The problem:
Reproduce all the lines below exactly and omit the images.

--- Information provided ---

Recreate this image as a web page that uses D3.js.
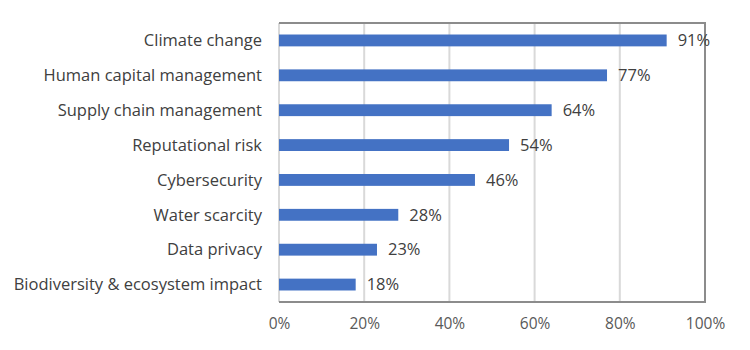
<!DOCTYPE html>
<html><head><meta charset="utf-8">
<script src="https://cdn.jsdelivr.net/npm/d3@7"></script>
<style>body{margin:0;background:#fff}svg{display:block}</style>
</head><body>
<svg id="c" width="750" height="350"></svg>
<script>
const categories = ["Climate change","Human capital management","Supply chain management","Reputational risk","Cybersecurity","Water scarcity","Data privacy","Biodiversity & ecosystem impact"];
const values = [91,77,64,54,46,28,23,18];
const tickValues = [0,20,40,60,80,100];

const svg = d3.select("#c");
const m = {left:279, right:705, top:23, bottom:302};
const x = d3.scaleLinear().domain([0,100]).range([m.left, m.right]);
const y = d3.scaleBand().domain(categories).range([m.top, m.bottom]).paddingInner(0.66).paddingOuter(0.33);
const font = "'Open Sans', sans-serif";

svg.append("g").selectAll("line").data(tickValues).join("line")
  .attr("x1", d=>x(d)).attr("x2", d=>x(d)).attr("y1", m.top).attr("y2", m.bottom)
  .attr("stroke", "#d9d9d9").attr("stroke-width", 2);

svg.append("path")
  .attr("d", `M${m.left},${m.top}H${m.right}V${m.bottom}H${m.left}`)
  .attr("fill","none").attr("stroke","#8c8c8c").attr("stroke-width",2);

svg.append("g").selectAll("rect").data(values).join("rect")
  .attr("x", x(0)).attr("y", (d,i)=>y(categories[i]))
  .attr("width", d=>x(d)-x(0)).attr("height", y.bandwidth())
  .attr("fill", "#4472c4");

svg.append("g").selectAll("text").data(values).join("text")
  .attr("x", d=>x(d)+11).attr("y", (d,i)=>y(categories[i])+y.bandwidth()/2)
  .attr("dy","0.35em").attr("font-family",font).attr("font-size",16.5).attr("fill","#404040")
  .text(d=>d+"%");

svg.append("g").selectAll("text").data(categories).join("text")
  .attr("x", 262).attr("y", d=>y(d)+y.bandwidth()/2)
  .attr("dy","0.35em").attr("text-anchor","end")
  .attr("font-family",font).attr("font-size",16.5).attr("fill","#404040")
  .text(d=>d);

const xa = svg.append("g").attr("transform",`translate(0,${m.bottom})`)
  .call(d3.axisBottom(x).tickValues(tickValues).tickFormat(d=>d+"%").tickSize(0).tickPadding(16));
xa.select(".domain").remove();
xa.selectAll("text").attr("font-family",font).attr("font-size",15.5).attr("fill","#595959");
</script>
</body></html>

---

Complete output:
Recreate this image as a web page that uses D3.js.
<!DOCTYPE html>
<html><head><meta charset="utf-8">
<script src="https://cdn.jsdelivr.net/npm/d3@7"></script>
<style>body{margin:0;background:#fff}svg{display:block}</style>
</head><body>
<svg id="c" width="750" height="350"></svg>
<script>
const categories = ["Climate change","Human capital management","Supply chain management","Reputational risk","Cybersecurity","Water scarcity","Data privacy","Biodiversity & ecosystem impact"];
const values = [91,77,64,54,46,28,23,18];
const tickValues = [0,20,40,60,80,100];

const svg = d3.select("#c");
const m = {left:279, right:705, top:23, bottom:302};
const x = d3.scaleLinear().domain([0,100]).range([m.left, m.right]);
const y = d3.scaleBand().domain(categories).range([m.top, m.bottom]).paddingInner(0.66).paddingOuter(0.33);
const font = "'Open Sans', sans-serif";

svg.append("g").selectAll("line").data(tickValues).join("line")
  .attr("x1", d=>x(d)).attr("x2", d=>x(d)).attr("y1", m.top).attr("y2", m.bottom)
  .attr("stroke", "#d9d9d9").attr("stroke-width", 2);

svg.append("path")
  .attr("d", `M${m.left},${m.top}H${m.right}V${m.bottom}H${m.left}`)
  .attr("fill","none").attr("stroke","#8c8c8c").attr("stroke-width",2);

svg.append("g").selectAll("rect").data(values).join("rect")
  .attr("x", x(0)).attr("y", (d,i)=>y(categories[i]))
  .attr("width", d=>x(d)-x(0)).attr("height", y.bandwidth())
  .attr("fill", "#4472c4");

svg.append("g").selectAll("text").data(values).join("text")
  .attr("x", d=>x(d)+11).attr("y", (d,i)=>y(categories[i])+y.bandwidth()/2)
  .attr("dy","0.35em").attr("font-family",font).attr("font-size",16.5).attr("fill","#404040")
  .text(d=>d+"%");

svg.append("g").selectAll("text").data(categories).join("text")
  .attr("x", 262).attr("y", d=>y(d)+y.bandwidth()/2)
  .attr("dy","0.35em").attr("text-anchor","end")
  .attr("font-family",font).attr("font-size",16.5).attr("fill","#404040")
  .text(d=>d);

const xa = svg.append("g").attr("transform",`translate(0,${m.bottom})`)
  .call(d3.axisBottom(x).tickValues(tickValues).tickFormat(d=>d+"%").tickSize(0).tickPadding(16));
xa.select(".domain").remove();
xa.selectAll("text").attr("font-family",font).attr("font-size",15.5).attr("fill","#595959");
</script>
</body></html>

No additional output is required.